• [EXERCISE] Write out the listing below without alteration, omitting its pictures.

• [DATA FOR THE TASK]
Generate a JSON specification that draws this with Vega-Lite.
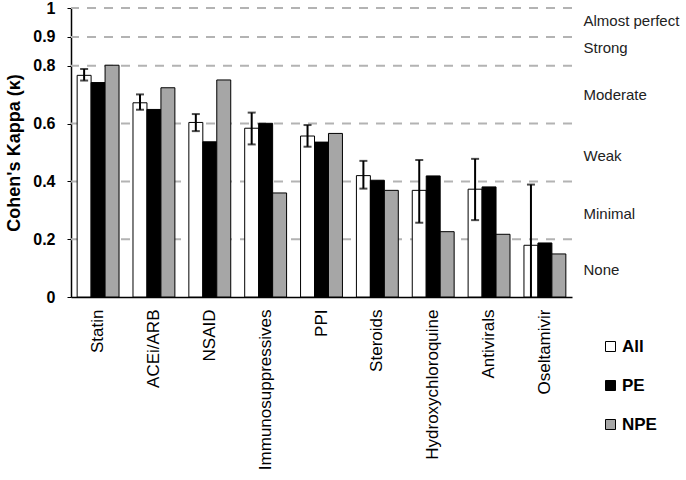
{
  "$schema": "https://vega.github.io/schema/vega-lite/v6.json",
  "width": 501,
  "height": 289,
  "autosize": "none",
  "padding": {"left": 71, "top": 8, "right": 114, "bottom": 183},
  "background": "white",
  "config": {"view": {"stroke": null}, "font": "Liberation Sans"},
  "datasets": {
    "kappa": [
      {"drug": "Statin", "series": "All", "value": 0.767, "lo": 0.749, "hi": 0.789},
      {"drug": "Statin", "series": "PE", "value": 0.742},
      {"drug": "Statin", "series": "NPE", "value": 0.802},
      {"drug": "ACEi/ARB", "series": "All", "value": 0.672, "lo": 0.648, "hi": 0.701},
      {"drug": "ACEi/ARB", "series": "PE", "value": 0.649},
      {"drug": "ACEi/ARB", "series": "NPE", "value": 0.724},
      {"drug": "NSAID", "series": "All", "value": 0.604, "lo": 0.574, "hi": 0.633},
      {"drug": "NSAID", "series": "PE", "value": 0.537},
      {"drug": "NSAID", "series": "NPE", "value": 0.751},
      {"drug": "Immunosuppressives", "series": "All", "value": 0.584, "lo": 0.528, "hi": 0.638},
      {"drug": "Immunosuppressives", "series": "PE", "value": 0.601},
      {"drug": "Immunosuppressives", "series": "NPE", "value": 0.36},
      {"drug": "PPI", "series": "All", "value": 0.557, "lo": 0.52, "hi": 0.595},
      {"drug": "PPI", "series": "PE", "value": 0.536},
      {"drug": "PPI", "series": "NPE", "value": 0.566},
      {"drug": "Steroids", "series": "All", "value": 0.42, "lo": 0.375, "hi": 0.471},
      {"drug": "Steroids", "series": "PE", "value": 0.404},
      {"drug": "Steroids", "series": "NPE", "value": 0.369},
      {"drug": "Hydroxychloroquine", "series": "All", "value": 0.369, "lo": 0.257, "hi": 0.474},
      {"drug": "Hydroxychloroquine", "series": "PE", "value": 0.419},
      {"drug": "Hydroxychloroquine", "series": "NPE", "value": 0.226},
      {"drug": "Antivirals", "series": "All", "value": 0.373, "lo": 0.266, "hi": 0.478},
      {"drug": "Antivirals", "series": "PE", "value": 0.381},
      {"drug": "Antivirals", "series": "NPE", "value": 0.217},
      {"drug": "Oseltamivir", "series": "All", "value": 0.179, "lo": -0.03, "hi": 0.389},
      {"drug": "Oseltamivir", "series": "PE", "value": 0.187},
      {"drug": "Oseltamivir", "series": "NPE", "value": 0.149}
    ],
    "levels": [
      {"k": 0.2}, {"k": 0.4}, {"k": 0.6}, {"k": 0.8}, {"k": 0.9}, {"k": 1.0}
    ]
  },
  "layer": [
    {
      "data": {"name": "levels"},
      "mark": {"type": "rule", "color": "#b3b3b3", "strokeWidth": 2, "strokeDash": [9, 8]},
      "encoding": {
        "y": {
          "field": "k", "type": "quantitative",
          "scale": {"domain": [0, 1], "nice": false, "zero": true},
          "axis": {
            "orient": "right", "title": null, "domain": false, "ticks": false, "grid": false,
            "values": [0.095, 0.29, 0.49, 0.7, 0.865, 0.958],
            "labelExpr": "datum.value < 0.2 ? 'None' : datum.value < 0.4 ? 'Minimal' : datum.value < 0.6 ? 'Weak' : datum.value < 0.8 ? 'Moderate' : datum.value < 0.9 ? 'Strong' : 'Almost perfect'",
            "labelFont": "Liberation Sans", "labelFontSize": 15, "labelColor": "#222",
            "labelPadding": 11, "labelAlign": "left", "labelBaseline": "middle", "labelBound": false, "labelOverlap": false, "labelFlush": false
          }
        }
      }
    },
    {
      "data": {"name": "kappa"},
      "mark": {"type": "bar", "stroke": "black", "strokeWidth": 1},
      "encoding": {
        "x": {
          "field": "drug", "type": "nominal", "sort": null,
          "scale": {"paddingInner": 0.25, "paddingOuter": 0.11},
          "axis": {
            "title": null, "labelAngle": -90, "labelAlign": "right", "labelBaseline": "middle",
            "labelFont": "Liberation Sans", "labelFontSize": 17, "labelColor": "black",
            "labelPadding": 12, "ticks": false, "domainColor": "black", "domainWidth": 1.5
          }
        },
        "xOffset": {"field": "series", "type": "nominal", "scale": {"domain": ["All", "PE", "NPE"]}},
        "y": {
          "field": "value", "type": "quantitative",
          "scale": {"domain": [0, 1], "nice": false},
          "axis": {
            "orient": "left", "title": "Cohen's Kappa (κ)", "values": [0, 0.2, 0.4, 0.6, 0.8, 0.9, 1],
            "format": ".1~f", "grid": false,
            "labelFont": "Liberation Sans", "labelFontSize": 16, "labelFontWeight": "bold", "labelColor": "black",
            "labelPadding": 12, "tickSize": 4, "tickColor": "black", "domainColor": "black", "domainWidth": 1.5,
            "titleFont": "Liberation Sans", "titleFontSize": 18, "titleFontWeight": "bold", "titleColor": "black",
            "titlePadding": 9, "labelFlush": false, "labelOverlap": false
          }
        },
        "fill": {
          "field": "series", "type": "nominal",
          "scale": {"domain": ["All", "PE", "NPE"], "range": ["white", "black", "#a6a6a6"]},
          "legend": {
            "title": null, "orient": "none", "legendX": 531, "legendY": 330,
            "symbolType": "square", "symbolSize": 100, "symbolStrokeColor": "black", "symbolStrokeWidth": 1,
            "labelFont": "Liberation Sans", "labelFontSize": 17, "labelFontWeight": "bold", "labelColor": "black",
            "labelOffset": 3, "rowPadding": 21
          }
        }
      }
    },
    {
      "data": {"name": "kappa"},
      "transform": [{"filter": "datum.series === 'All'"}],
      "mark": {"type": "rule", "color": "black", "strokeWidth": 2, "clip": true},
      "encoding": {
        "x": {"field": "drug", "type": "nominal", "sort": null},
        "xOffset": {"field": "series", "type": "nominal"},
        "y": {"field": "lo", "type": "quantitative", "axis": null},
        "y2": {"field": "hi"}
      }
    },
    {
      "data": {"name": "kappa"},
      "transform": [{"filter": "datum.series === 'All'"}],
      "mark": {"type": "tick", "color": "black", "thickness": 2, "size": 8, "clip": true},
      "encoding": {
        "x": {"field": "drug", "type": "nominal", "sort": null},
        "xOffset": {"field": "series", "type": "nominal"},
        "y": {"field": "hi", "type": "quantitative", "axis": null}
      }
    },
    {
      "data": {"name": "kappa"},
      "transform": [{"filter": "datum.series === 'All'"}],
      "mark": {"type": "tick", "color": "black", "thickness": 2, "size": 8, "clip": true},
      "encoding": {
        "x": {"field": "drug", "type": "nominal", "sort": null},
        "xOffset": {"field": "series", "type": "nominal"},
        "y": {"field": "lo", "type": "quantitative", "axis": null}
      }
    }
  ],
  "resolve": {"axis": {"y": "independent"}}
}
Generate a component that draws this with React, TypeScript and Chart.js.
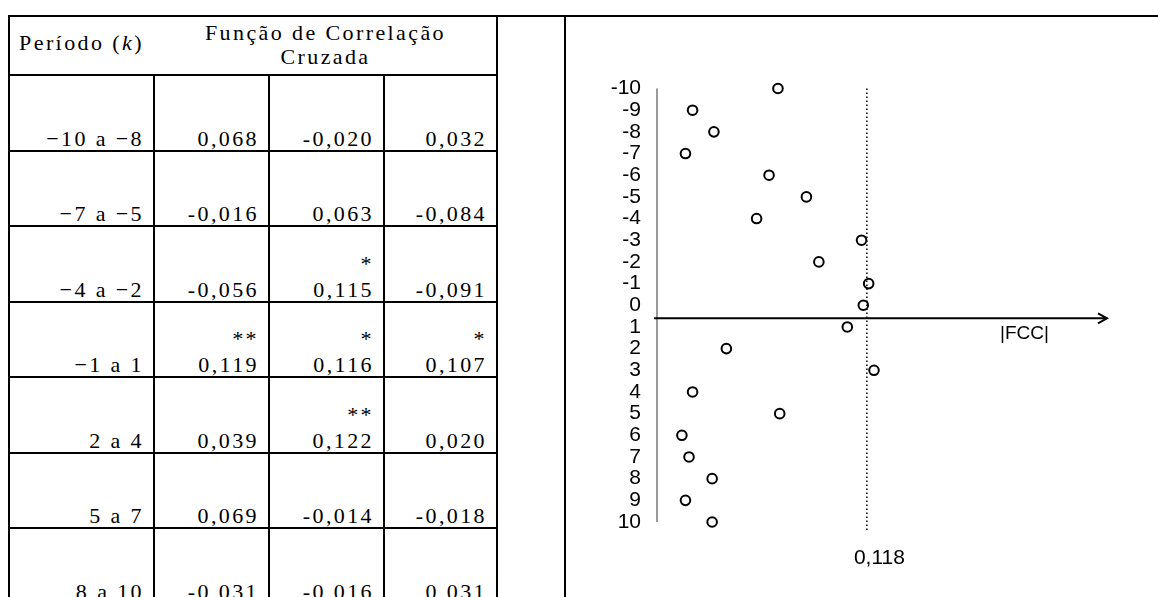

• [THE COMPLETED TASK]
Generate a JSON specification that draws this with Vega-Lite.
{
  "$schema": "https://vega.github.io/schema/vega-lite/v6.json",
  "width": 501,
  "height": 289,
  "autosize": "none",
  "padding": {"left": 71, "top": 8, "right": 114, "bottom": 183},
  "background": "white",
  "config": {"view": {"stroke": null}, "font": "Liberation Sans"},
  "datasets": {
    "kappa": [
      {"drug": "Statin", "series": "All", "value": 0.767, "lo": 0.749, "hi": 0.789},
      {"drug": "Statin", "series": "PE", "value": 0.742},
      {"drug": "Statin", "series": "NPE", "value": 0.802},
      {"drug": "ACEi/ARB", "series": "All", "value": 0.672, "lo": 0.648, "hi": 0.701},
      {"drug": "ACEi/ARB", "series": "PE", "value": 0.649},
      {"drug": "ACEi/ARB", "series": "NPE", "value": 0.724},
      {"drug": "NSAID", "series": "All", "value": 0.604, "lo": 0.574, "hi": 0.633},
      {"drug": "NSAID", "series": "PE", "value": 0.537},
      {"drug": "NSAID", "series": "NPE", "value": 0.751},
      {"drug": "Immunosuppressives", "series": "All", "value": 0.584, "lo": 0.528, "hi": 0.638},
      {"drug": "Immunosuppressives", "series": "PE", "value": 0.601},
      {"drug": "Immunosuppressives", "series": "NPE", "value": 0.36},
      {"drug": "PPI", "series": "All", "value": 0.557, "lo": 0.52, "hi": 0.595},
      {"drug": "PPI", "series": "PE", "value": 0.536},
      {"drug": "PPI", "series": "NPE", "value": 0.566},
      {"drug": "Steroids", "series": "All", "value": 0.42, "lo": 0.375, "hi": 0.471},
      {"drug": "Steroids", "series": "PE", "value": 0.404},
      {"drug": "Steroids", "series": "NPE", "value": 0.369},
      {"drug": "Hydroxychloroquine", "series": "All", "value": 0.369, "lo": 0.257, "hi": 0.474},
      {"drug": "Hydroxychloroquine", "series": "PE", "value": 0.419},
      {"drug": "Hydroxychloroquine", "series": "NPE", "value": 0.226},
      {"drug": "Antivirals", "series": "All", "value": 0.373, "lo": 0.266, "hi": 0.478},
      {"drug": "Antivirals", "series": "PE", "value": 0.381},
      {"drug": "Antivirals", "series": "NPE", "value": 0.217},
      {"drug": "Oseltamivir", "series": "All", "value": 0.179, "lo": -0.03, "hi": 0.389},
      {"drug": "Oseltamivir", "series": "PE", "value": 0.187},
      {"drug": "Oseltamivir", "series": "NPE", "value": 0.149}
    ],
    "levels": [
      {"k": 0.2}, {"k": 0.4}, {"k": 0.6}, {"k": 0.8}, {"k": 0.9}, {"k": 1.0}
    ]
  },
  "layer": [
    {
      "data": {"name": "levels"},
      "mark": {"type": "rule", "color": "#b3b3b3", "strokeWidth": 2, "strokeDash": [9, 8]},
      "encoding": {
        "y": {
          "field": "k", "type": "quantitative",
          "scale": {"domain": [0, 1], "nice": false, "zero": true},
          "axis": {
            "orient": "right", "title": null, "domain": false, "ticks": false, "grid": false,
            "values": [0.095, 0.29, 0.49, 0.7, 0.865, 0.958],
            "labelExpr": "datum.value < 0.2 ? 'None' : datum.value < 0.4 ? 'Minimal' : datum.value < 0.6 ? 'Weak' : datum.value < 0.8 ? 'Moderate' : datum.value < 0.9 ? 'Strong' : 'Almost perfect'",
            "labelFont": "Liberation Sans", "labelFontSize": 15, "labelColor": "#222",
            "labelPadding": 11, "labelAlign": "left", "labelBaseline": "middle", "labelBound": false, "labelOverlap": false, "labelFlush": false
          }
        }
      }
    },
    {
      "data": {"name": "kappa"},
      "mark": {"type": "bar", "stroke": "black", "strokeWidth": 1},
      "encoding": {
        "x": {
          "field": "drug", "type": "nominal", "sort": null,
          "scale": {"paddingInner": 0.25, "paddingOuter": 0.11},
          "axis": {
            "title": null, "labelAngle": -90, "labelAlign": "right", "labelBaseline": "middle",
            "labelFont": "Liberation Sans", "labelFontSize": 17, "labelColor": "black",
            "labelPadding": 12, "ticks": false, "domainColor": "black", "domainWidth": 1.5
          }
        },
        "xOffset": {"field": "series", "type": "nominal", "scale": {"domain": ["All", "PE", "NPE"]}},
        "y": {
          "field": "value", "type": "quantitative",
          "scale": {"domain": [0, 1], "nice": false},
          "axis": {
            "orient": "left", "title": "Cohen's Kappa (κ)", "values": [0, 0.2, 0.4, 0.6, 0.8, 0.9, 1],
            "format": ".1~f", "grid": false,
            "labelFont": "Liberation Sans", "labelFontSize": 16, "labelFontWeight": "bold", "labelColor": "black",
            "labelPadding": 12, "tickSize": 4, "tickColor": "black", "domainColor": "black", "domainWidth": 1.5,
            "titleFont": "Liberation Sans", "titleFontSize": 18, "titleFontWeight": "bold", "titleColor": "black",
            "titlePadding": 9, "labelFlush": false, "labelOverlap": false
          }
        },
        "fill": {
          "field": "series", "type": "nominal",
          "scale": {"domain": ["All", "PE", "NPE"], "range": ["white", "black", "#a6a6a6"]},
          "legend": {
            "title": null, "orient": "none", "legendX": 531, "legendY": 330,
            "symbolType": "square", "symbolSize": 100, "symbolStrokeColor": "black", "symbolStrokeWidth": 1,
            "labelFont": "Liberation Sans", "labelFontSize": 17, "labelFontWeight": "bold", "labelColor": "black",
            "labelOffset": 3, "rowPadding": 21
          }
        }
      }
    },
    {
      "data": {"name": "kappa"},
      "transform": [{"filter": "datum.series === 'All'"}],
      "mark": {"type": "rule", "color": "black", "strokeWidth": 2, "clip": true},
      "encoding": {
        "x": {"field": "drug", "type": "nominal", "sort": null},
        "xOffset": {"field": "series", "type": "nominal"},
        "y": {"field": "lo", "type": "quantitative", "axis": null},
        "y2": {"field": "hi"}
      }
    },
    {
      "data": {"name": "kappa"},
      "transform": [{"filter": "datum.series === 'All'"}],
      "mark": {"type": "tick", "color": "black", "thickness": 2, "size": 8, "clip": true},
      "encoding": {
        "x": {"field": "drug", "type": "nominal", "sort": null},
        "xOffset": {"field": "series", "type": "nominal"},
        "y": {"field": "hi", "type": "quantitative", "axis": null}
      }
    },
    {
      "data": {"name": "kappa"},
      "transform": [{"filter": "datum.series === 'All'"}],
      "mark": {"type": "tick", "color": "black", "thickness": 2, "size": 8, "clip": true},
      "encoding": {
        "x": {"field": "drug", "type": "nominal", "sort": null},
        "xOffset": {"field": "series", "type": "nominal"},
        "y": {"field": "lo", "type": "quantitative", "axis": null}
      }
    }
  ],
  "resolve": {"axis": {"y": "independent"}}
}
Generate a component that draws this with React, TypeScript and Chart.js.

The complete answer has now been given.